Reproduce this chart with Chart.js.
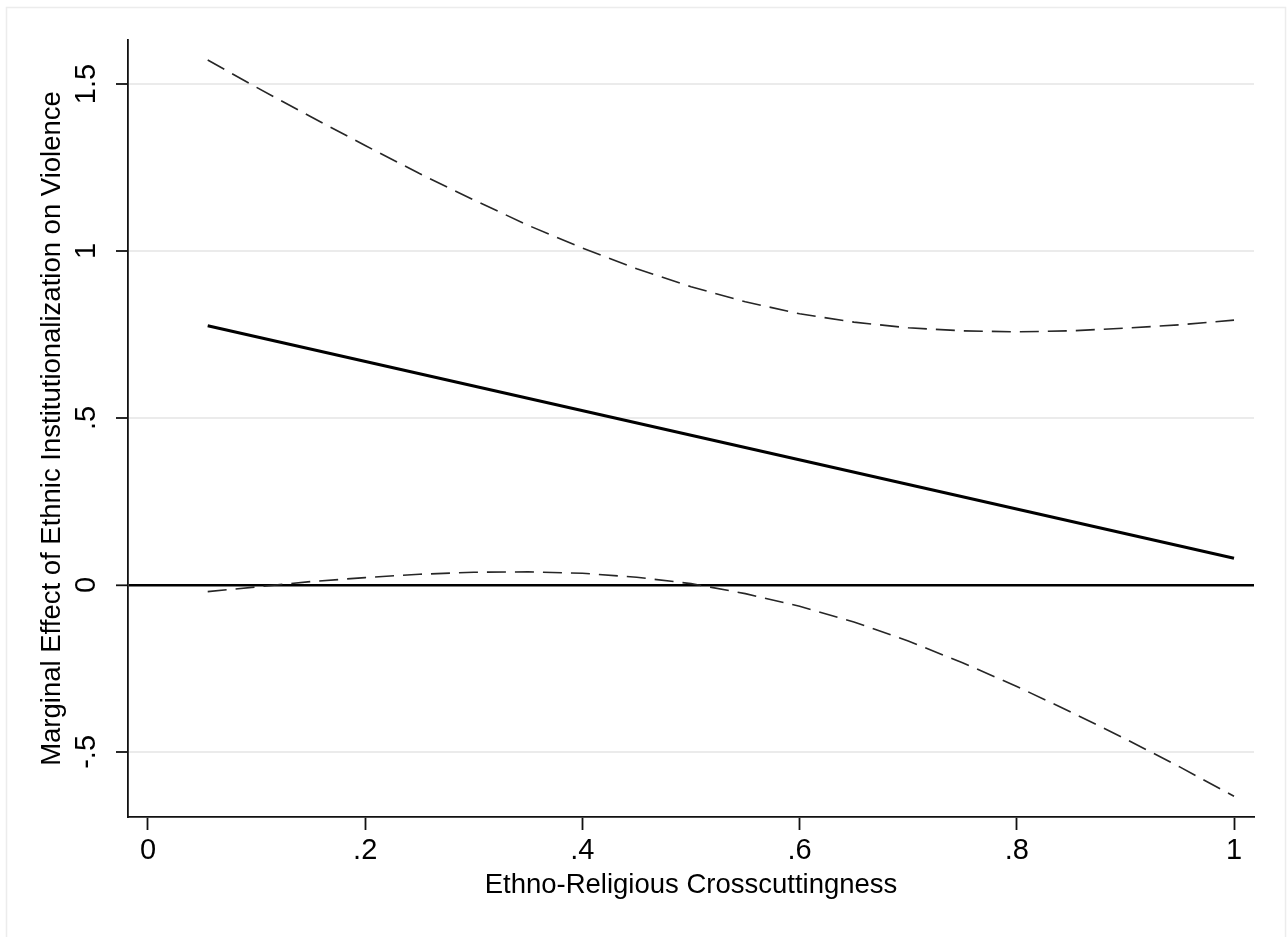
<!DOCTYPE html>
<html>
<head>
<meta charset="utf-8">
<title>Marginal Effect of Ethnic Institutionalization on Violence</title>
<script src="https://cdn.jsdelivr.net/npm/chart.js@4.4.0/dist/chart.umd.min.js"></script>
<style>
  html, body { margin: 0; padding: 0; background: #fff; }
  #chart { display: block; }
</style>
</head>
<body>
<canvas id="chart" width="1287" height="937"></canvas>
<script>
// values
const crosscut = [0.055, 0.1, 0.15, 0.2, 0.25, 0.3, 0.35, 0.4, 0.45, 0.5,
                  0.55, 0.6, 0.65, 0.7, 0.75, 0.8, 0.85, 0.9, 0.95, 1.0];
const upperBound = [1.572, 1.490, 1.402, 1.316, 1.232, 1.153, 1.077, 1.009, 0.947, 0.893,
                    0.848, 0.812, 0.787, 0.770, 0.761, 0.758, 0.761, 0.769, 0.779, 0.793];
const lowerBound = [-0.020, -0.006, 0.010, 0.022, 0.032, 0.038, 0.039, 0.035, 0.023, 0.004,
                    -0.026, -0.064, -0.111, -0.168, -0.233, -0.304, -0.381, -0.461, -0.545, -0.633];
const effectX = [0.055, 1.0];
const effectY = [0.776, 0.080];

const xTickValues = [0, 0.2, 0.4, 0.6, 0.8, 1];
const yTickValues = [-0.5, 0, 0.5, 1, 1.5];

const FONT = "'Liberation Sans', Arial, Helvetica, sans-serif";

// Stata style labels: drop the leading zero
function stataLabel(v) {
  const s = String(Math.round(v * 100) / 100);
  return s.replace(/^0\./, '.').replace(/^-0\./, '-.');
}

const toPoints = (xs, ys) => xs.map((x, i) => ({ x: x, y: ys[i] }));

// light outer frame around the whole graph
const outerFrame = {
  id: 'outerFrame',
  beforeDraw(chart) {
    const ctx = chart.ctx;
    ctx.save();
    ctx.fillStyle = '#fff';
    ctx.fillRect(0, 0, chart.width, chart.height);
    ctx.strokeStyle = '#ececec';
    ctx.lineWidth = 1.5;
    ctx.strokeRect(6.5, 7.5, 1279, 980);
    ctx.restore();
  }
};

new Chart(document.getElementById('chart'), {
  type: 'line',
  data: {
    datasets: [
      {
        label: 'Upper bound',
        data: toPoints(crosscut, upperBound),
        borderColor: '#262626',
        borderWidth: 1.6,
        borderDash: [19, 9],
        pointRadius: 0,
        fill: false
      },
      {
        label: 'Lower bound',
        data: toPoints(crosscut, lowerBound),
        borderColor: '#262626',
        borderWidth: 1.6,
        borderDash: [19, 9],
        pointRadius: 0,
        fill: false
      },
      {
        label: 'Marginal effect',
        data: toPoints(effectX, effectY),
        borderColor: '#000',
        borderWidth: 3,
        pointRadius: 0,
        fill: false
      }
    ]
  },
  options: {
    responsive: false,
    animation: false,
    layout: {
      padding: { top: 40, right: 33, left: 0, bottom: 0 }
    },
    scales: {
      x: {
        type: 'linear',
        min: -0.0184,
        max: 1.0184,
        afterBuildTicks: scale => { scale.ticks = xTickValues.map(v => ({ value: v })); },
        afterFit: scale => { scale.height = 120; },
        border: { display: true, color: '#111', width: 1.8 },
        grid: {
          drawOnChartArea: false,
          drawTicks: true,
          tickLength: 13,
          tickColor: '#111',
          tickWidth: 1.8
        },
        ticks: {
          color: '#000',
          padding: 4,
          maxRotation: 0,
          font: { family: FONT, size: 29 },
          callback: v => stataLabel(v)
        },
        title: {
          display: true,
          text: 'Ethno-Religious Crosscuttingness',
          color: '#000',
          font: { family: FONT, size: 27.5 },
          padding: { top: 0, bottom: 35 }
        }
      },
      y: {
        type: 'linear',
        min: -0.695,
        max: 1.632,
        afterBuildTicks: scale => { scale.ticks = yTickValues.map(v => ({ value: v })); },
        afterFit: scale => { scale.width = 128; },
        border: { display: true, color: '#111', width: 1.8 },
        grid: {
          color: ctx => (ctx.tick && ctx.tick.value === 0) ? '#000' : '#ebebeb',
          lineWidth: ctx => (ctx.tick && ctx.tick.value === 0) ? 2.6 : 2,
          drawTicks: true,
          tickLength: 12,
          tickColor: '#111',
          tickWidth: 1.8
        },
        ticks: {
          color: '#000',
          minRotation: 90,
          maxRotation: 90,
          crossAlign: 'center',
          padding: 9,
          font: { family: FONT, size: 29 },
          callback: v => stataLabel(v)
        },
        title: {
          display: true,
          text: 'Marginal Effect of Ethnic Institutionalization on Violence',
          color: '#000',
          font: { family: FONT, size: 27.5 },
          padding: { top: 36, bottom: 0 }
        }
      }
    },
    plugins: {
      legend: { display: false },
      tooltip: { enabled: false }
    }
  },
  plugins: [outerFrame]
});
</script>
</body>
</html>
══════════════════════════════
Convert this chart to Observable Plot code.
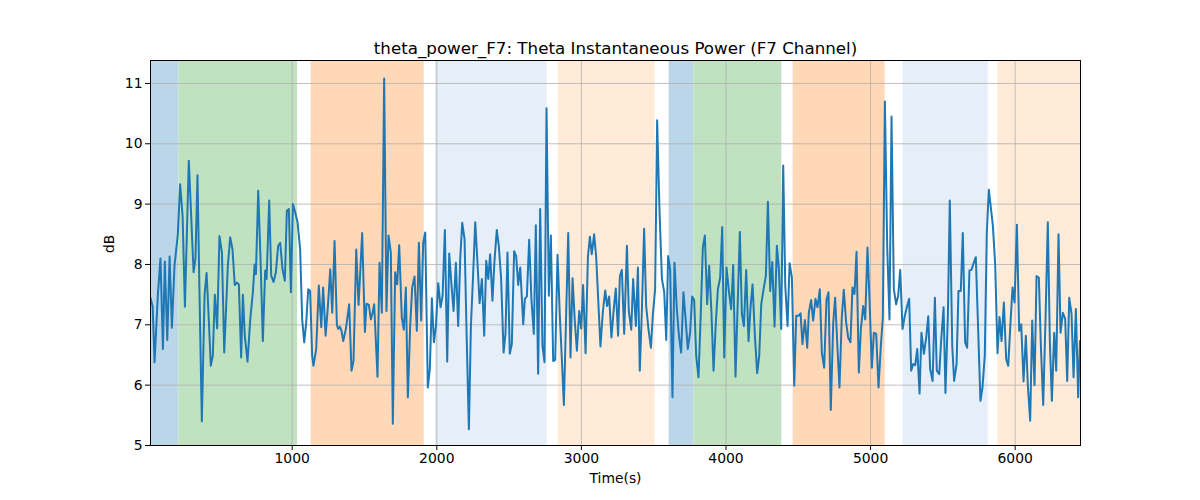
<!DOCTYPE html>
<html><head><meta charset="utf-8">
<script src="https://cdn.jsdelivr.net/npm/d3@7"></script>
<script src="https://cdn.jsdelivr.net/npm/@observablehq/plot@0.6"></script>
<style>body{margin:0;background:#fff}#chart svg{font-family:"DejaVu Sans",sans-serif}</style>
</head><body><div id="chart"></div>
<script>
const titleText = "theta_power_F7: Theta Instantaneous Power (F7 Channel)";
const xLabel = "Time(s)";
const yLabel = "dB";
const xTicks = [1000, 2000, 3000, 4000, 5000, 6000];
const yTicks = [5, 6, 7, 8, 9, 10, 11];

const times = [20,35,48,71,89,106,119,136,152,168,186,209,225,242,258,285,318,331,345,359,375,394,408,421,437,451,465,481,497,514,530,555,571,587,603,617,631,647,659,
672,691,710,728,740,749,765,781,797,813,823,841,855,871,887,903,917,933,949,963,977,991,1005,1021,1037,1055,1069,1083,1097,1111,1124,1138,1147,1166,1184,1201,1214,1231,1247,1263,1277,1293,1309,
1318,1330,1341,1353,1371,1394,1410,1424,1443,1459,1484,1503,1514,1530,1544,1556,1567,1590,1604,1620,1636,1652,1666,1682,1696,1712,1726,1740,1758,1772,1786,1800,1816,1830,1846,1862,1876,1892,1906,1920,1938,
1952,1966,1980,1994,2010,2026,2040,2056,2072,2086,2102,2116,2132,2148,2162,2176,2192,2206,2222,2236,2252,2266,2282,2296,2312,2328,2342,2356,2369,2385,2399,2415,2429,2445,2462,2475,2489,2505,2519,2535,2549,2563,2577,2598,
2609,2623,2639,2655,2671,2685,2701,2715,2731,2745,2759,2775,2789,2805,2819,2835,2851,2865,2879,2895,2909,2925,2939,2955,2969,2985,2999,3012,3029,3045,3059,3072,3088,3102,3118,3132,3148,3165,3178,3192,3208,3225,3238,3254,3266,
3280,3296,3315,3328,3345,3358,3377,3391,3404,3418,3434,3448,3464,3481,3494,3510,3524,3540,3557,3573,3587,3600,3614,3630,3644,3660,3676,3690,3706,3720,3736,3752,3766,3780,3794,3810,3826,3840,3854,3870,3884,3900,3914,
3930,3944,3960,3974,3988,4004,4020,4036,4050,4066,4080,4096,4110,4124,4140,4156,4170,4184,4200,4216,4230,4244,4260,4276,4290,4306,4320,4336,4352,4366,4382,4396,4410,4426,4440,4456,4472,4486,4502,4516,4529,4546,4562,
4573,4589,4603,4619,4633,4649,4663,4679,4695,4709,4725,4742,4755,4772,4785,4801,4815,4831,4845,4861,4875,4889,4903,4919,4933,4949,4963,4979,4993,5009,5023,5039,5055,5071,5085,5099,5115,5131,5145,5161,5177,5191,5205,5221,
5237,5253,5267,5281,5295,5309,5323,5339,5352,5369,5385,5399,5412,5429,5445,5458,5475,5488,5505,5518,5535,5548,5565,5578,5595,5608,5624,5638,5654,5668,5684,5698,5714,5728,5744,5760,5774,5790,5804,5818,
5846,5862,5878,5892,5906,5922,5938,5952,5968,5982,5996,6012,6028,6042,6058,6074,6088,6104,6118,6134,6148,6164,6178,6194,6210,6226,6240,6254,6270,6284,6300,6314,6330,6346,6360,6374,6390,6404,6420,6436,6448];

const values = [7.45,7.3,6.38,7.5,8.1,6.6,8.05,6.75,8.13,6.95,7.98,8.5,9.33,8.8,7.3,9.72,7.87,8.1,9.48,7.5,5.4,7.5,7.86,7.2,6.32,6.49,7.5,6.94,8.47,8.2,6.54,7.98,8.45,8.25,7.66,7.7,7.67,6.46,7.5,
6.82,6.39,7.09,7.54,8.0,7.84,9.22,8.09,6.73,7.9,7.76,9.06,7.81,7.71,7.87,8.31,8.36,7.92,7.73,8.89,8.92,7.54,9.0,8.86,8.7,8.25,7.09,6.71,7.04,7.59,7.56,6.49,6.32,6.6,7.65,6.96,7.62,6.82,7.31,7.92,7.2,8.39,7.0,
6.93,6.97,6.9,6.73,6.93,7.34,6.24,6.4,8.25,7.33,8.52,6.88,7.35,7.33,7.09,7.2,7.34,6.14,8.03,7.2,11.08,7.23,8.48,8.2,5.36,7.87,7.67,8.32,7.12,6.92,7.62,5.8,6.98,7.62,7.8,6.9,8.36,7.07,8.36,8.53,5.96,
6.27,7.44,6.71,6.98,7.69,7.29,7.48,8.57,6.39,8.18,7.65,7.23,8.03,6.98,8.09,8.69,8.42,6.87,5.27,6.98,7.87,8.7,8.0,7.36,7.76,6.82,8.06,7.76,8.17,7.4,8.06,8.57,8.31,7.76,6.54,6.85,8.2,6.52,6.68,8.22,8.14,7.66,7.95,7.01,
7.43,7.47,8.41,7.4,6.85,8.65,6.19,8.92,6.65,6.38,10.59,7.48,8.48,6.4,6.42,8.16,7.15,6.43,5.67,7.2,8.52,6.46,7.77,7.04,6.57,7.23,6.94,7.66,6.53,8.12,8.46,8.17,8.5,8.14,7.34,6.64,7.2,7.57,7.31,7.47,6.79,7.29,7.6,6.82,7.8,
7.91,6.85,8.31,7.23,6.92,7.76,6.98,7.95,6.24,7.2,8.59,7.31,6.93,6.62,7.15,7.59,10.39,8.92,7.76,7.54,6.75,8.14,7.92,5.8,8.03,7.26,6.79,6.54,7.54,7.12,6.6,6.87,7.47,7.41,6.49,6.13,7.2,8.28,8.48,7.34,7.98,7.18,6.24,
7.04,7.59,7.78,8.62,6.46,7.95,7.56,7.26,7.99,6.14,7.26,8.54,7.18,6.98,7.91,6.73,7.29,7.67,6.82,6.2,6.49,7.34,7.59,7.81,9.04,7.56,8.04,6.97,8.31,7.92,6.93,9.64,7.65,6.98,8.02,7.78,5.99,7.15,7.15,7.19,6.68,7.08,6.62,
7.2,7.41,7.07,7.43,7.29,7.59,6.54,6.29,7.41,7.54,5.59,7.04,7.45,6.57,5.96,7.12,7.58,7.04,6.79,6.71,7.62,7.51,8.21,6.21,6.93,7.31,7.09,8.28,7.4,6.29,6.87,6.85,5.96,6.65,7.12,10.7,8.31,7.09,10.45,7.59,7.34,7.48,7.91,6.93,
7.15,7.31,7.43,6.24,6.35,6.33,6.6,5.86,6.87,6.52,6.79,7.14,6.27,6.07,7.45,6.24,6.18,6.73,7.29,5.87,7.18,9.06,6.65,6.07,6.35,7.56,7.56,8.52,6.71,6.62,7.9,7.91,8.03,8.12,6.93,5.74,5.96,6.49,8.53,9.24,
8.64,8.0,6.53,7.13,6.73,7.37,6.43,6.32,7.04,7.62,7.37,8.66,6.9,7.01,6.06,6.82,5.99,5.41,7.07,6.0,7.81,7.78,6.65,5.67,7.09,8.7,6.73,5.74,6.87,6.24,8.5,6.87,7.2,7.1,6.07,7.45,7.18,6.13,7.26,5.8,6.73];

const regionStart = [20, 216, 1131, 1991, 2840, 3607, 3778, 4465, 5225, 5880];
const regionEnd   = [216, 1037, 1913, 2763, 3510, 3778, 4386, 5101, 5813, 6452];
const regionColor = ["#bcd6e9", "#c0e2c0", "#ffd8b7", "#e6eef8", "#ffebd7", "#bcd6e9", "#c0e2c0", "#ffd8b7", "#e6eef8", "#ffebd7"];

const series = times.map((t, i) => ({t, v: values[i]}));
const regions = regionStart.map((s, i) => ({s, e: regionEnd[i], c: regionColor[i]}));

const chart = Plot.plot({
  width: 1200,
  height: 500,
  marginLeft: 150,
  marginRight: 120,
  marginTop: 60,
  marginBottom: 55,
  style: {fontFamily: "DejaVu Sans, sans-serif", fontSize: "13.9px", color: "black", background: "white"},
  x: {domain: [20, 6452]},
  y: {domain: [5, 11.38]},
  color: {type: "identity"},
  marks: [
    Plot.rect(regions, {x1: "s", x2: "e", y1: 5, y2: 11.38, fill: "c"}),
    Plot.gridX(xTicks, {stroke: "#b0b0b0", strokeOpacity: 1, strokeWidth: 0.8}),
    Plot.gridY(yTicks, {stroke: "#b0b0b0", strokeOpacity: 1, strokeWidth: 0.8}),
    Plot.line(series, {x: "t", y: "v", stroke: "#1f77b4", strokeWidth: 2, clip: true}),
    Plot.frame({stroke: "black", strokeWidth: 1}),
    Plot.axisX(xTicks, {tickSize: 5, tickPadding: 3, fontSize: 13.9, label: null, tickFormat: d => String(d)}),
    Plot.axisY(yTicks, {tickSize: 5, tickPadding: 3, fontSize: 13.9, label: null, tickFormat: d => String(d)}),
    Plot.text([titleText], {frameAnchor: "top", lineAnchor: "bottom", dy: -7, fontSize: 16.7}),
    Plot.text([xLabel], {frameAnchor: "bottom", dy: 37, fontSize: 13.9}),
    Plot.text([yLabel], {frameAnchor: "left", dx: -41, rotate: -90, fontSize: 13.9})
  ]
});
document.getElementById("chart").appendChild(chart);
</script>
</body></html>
══════════════════════════════
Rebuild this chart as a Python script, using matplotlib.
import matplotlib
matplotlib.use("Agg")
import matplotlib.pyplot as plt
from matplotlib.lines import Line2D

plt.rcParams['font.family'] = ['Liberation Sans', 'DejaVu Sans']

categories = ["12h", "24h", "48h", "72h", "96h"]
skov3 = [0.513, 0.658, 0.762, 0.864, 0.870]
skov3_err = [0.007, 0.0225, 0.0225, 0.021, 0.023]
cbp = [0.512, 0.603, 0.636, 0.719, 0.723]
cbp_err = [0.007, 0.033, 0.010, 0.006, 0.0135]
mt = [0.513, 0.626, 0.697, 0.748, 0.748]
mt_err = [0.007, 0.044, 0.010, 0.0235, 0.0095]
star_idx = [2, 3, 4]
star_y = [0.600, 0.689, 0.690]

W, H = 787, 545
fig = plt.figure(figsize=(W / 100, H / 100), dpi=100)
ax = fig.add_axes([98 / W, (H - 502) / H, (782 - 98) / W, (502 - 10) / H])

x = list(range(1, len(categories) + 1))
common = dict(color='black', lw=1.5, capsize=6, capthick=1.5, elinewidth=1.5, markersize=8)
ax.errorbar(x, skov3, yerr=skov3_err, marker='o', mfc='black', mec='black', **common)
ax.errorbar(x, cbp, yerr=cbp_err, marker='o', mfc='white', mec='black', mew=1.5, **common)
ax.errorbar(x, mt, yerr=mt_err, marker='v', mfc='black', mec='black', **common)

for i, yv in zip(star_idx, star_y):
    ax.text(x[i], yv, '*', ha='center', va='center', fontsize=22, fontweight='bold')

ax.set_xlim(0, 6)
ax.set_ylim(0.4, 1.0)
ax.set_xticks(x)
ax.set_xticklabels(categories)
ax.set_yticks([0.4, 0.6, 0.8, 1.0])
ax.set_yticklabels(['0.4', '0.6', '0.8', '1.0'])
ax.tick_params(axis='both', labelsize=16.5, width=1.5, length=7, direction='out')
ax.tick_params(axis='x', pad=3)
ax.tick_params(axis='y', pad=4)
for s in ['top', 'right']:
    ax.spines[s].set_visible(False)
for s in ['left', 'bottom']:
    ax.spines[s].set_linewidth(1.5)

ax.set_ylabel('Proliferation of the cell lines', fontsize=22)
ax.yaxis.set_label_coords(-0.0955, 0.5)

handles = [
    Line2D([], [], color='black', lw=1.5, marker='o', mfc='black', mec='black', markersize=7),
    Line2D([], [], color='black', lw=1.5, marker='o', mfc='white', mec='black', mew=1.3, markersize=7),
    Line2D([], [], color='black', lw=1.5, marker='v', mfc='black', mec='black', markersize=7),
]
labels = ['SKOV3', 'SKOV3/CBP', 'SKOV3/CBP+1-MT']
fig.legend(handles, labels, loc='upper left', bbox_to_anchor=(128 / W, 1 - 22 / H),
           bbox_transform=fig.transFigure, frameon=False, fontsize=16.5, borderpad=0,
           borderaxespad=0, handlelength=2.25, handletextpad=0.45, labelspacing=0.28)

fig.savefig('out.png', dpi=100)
══════════════════════════════
EXERCISE INSTRUCTIONS » Look above and copy only the lines from the one holding "Reproduce this chart with Chart.js." to the one holding "const toPoints = (xs, ys)", both included, exactly, minus the pictures.

FINAL RESULT »
Reproduce this chart with Chart.js.
<!DOCTYPE html>
<html>
<head>
<meta charset="utf-8">
<title>Marginal Effect of Ethnic Institutionalization on Violence</title>
<script src="https://cdn.jsdelivr.net/npm/chart.js@4.4.0/dist/chart.umd.min.js"></script>
<style>
  html, body { margin: 0; padding: 0; background: #fff; }
  #chart { display: block; }
</style>
</head>
<body>
<canvas id="chart" width="1287" height="937"></canvas>
<script>
// values
const crosscut = [0.055, 0.1, 0.15, 0.2, 0.25, 0.3, 0.35, 0.4, 0.45, 0.5,
                  0.55, 0.6, 0.65, 0.7, 0.75, 0.8, 0.85, 0.9, 0.95, 1.0];
const upperBound = [1.572, 1.490, 1.402, 1.316, 1.232, 1.153, 1.077, 1.009, 0.947, 0.893,
                    0.848, 0.812, 0.787, 0.770, 0.761, 0.758, 0.761, 0.769, 0.779, 0.793];
const lowerBound = [-0.020, -0.006, 0.010, 0.022, 0.032, 0.038, 0.039, 0.035, 0.023, 0.004,
                    -0.026, -0.064, -0.111, -0.168, -0.233, -0.304, -0.381, -0.461, -0.545, -0.633];
const effectX = [0.055, 1.0];
const effectY = [0.776, 0.080];

const xTickValues = [0, 0.2, 0.4, 0.6, 0.8, 1];
const yTickValues = [-0.5, 0, 0.5, 1, 1.5];

const FONT = "'Liberation Sans', Arial, Helvetica, sans-serif";

// Stata style labels: drop the leading zero
function stataLabel(v) {
  const s = String(Math.round(v * 100) / 100);
  return s.replace(/^0\./, '.').replace(/^-0\./, '-.');
}

const toPoints = (xs, ys) => xs.map((x, i) => ({ x: x, y: ys[i] }));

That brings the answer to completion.